The belief that faith increases and decreases has been a matter of consensus throughout most of the history of Sunni Islam. The narration above indicates that grave sins entail a loss of faith during the time of their commission. The corollary; however, is that both before and after the commission of sin, the person is capable of faith. Inasmuch as we believe in God’s grace and the possibility of redemption (tawba), the “after” will not trouble most of us. Working through the feelings of denial, pain, betrayal, doubt, etc. that occasion the proven guilt of our role models in faith, it is the “before” with which we will struggle.

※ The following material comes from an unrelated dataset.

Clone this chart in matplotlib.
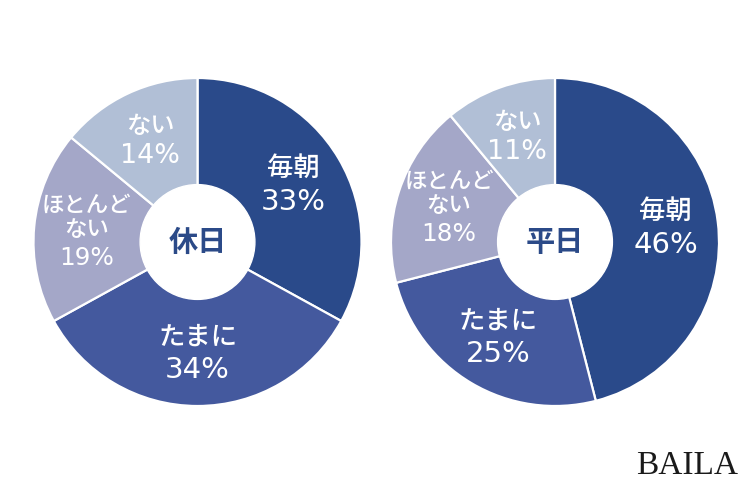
import numpy as np
import matplotlib
matplotlib.use("Agg")
import matplotlib.pyplot as plt

plt.rcParams['font.family'] = ['Noto Sans CJK JP', 'DejaVu Sans']

categories_holiday = ["毎朝", "たまに", "ほとんど\nない", "ない"]
values_holiday = [33, 34, 19, 14]
categories_weekday = ["毎朝", "たまに", "ほとんど\nない", "ない"]
values_weekday = [46, 25, 18, 11]
center_labels = ["休日", "平日"]
colors = ["#2a4a8a", "#44599e", "#a4a7c8", "#b1bfd6"]
label_scale = {"毎朝": 1.0, "たまに": 1.0, "ほとんど\nない": 0.85, "ない": 0.92}

W, H = 750, 486
fig = plt.figure(figsize=(W / 100, H / 100), dpi=100)
fig.patch.set_facecolor("white")

R = 164
hole = 0.35
centers = [(197.5, 242), (555, 242)]
PX = 72 / 100  # points per pixel


def draw(center, cats, vals, title):
    cx, cy = center
    ax = fig.add_axes([(cx - R) / W, (H - cy - R) / H, 2 * R / W, 2 * R / H])
    ax.pie(vals, colors=colors, startangle=90, counterclock=False, radius=1.0,
           wedgeprops=dict(edgecolor="white", linewidth=1.6))
    ax.add_patch(plt.Circle((0, 0), hole, color="white", zorder=5))
    ax.text(0, 0, title, ha="center", va="center", fontsize=21,
            fontweight="bold", color="#2b4a88", zorder=6)
    total = sum(vals)
    cum = 0
    for cat, v in zip(cats, vals):
        mid = (cum + v / 2) / total
        cum += v
        ang = np.deg2rad(90 - 360 * mid)
        r = 0.68
        x, y = r * np.cos(ang), r * np.sin(ang)
        s = label_scale[cat]
        names = cat.split("\n")
        offs = [i * 28 * s for i in range(len(names))]
        pct_off = offs[-1] + 32 * s + 1
        mid_off = (offs[0] + pct_off) / 2
        for nm, o in zip(names, offs):
            ax.annotate(nm, (x, y), xytext=(0, -(o - mid_off) * PX),
                        textcoords="offset points", ha="center", va="center",
                        fontsize=19 * s, fontweight="medium", color="white", zorder=6)
        ax.annotate(f"{v}%", (x, y), xytext=(0, -(pct_off - mid_off) * PX),
                    textcoords="offset points", ha="center", va="center",
                    fontsize=21 * s, color="white", family=["DejaVu Sans"], zorder=6)
    ax.set_xlim(-1, 1)
    ax.set_ylim(-1, 1)
    ax.set_aspect("equal")
    ax.axis("off")


draw(centers[0], categories_holiday, values_holiday, center_labels[0])
draw(centers[1], categories_weekday, values_weekday, center_labels[1])

fig.text(738 / W, (H - 474) / H, "BAILA", ha="right", va="baseline",
         fontsize=24, family="Liberation Serif", color="#1a1a1a")

fig.savefig("out.png", dpi=100, facecolor="white")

In conclusion, humanizing evil and the positive consequence of doing so is an important topic; but that is not what I have written about. Protecting the honor of sinners; legitimate idea, but I’m not concerned with that either. When we learn that someone that we’ve looked upon as an exemplar is guilty of heinous crimes and possibly even abuse, we naturally struggle to reconcile their crimes with what we know of them. Although the inclination to think we never really knew them and call into question every act of apparent sincerity or goodness we’ve ever experienced from them is unavoidable, foresight dictates another course. Using husn adh-dhann concerning what the person did before the confirmed violation will not alleviate their guilt, it will not remove the necessity of restorative justice, it will not mitigate the terms of their punishment, and it will not restore their image. However, it might save your faith.